Data section:
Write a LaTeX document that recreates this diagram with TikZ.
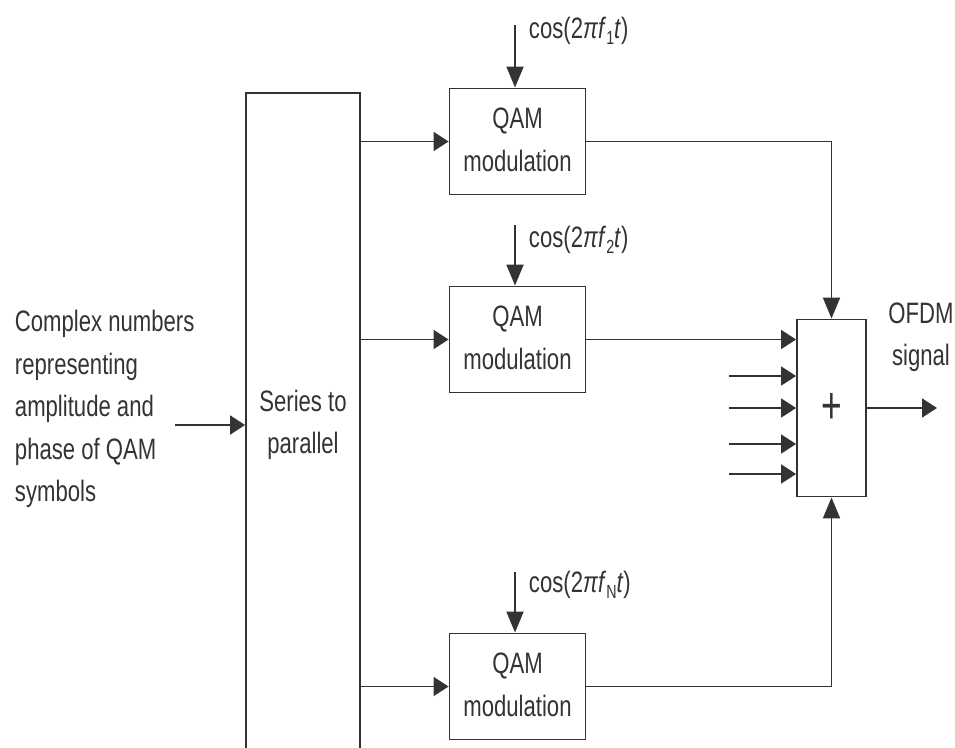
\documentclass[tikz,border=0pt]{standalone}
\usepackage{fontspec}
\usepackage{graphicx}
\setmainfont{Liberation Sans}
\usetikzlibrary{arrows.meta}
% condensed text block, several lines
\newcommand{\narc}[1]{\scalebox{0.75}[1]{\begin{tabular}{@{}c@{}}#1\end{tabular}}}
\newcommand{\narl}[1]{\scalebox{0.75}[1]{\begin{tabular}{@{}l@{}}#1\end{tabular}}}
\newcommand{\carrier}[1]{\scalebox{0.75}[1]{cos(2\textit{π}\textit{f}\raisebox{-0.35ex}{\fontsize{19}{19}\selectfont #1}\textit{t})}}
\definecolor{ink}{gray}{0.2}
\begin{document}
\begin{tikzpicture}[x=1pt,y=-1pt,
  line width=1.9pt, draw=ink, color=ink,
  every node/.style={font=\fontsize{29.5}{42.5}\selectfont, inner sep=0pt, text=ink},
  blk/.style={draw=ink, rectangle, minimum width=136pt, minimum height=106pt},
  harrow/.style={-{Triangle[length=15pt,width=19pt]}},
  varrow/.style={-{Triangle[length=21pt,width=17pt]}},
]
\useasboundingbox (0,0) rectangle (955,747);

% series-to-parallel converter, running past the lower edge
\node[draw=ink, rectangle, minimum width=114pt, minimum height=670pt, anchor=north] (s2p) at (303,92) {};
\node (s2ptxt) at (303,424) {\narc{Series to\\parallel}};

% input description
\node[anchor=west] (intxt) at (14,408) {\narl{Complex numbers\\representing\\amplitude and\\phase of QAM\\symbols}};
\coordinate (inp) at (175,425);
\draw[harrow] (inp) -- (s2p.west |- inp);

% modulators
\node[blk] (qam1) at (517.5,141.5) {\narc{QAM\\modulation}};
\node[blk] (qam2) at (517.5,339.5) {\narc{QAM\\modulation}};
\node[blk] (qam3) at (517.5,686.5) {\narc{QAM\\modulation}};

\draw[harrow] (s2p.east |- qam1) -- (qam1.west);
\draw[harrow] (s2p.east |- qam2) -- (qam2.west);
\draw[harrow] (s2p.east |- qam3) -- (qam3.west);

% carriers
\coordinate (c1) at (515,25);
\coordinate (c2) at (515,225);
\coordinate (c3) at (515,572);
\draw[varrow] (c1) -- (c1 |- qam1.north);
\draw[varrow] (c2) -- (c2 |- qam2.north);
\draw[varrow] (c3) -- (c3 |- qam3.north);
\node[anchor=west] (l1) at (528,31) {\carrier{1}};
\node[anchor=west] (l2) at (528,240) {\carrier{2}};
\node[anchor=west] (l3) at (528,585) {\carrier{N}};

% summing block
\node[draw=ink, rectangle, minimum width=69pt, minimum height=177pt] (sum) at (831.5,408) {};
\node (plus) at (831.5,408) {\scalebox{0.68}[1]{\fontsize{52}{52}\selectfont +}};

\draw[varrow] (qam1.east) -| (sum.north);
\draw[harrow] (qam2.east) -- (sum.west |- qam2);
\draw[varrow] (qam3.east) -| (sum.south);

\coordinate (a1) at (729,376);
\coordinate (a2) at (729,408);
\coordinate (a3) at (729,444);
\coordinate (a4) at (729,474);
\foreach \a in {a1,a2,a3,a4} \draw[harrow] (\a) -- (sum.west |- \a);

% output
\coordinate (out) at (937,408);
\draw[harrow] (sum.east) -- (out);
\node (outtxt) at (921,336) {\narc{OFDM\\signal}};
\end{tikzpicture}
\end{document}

Task objective: Leave the pictures out and copy the rest of the data exactly.

Result of the task:
Write a LaTeX document that recreates this diagram with TikZ.
\documentclass[tikz,border=0pt]{standalone}
\usepackage{fontspec}
\usepackage{graphicx}
\setmainfont{Liberation Sans}
\usetikzlibrary{arrows.meta}
% condensed text block, several lines
\newcommand{\narc}[1]{\scalebox{0.75}[1]{\begin{tabular}{@{}c@{}}#1\end{tabular}}}
\newcommand{\narl}[1]{\scalebox{0.75}[1]{\begin{tabular}{@{}l@{}}#1\end{tabular}}}
\newcommand{\carrier}[1]{\scalebox{0.75}[1]{cos(2\textit{π}\textit{f}\raisebox{-0.35ex}{\fontsize{19}{19}\selectfont #1}\textit{t})}}
\definecolor{ink}{gray}{0.2}
\begin{document}
\begin{tikzpicture}[x=1pt,y=-1pt,
  line width=1.9pt, draw=ink, color=ink,
  every node/.style={font=\fontsize{29.5}{42.5}\selectfont, inner sep=0pt, text=ink},
  blk/.style={draw=ink, rectangle, minimum width=136pt, minimum height=106pt},
  harrow/.style={-{Triangle[length=15pt,width=19pt]}},
  varrow/.style={-{Triangle[length=21pt,width=17pt]}},
]
\useasboundingbox (0,0) rectangle (955,747);

% series-to-parallel converter, running past the lower edge
\node[draw=ink, rectangle, minimum width=114pt, minimum height=670pt, anchor=north] (s2p) at (303,92) {};
\node (s2ptxt) at (303,424) {\narc{Series to\\parallel}};

% input description
\node[anchor=west] (intxt) at (14,408) {\narl{Complex numbers\\representing\\amplitude and\\phase of QAM\\symbols}};
\coordinate (inp) at (175,425);
\draw[harrow] (inp) -- (s2p.west |- inp);

% modulators
\node[blk] (qam1) at (517.5,141.5) {\narc{QAM\\modulation}};
\node[blk] (qam2) at (517.5,339.5) {\narc{QAM\\modulation}};
\node[blk] (qam3) at (517.5,686.5) {\narc{QAM\\modulation}};

\draw[harrow] (s2p.east |- qam1) -- (qam1.west);
\draw[harrow] (s2p.east |- qam2) -- (qam2.west);
\draw[harrow] (s2p.east |- qam3) -- (qam3.west);

% carriers
\coordinate (c1) at (515,25);
\coordinate (c2) at (515,225);
\coordinate (c3) at (515,572);
\draw[varrow] (c1) -- (c1 |- qam1.north);
\draw[varrow] (c2) -- (c2 |- qam2.north);
\draw[varrow] (c3) -- (c3 |- qam3.north);
\node[anchor=west] (l1) at (528,31) {\carrier{1}};
\node[anchor=west] (l2) at (528,240) {\carrier{2}};
\node[anchor=west] (l3) at (528,585) {\carrier{N}};

% summing block
\node[draw=ink, rectangle, minimum width=69pt, minimum height=177pt] (sum) at (831.5,408) {};
\node (plus) at (831.5,408) {\scalebox{0.68}[1]{\fontsize{52}{52}\selectfont +}};

\draw[varrow] (qam1.east) -| (sum.north);
\draw[harrow] (qam2.east) -- (sum.west |- qam2);
\draw[varrow] (qam3.east) -| (sum.south);

\coordinate (a1) at (729,376);
\coordinate (a2) at (729,408);
\coordinate (a3) at (729,444);
\coordinate (a4) at (729,474);
\foreach \a in {a1,a2,a3,a4} \draw[harrow] (\a) -- (sum.west |- \a);

% output
\coordinate (out) at (937,408);
\draw[harrow] (sum.east) -- (out);
\node (outtxt) at (921,336) {\narc{OFDM\\signal}};
\end{tikzpicture}
\end{document}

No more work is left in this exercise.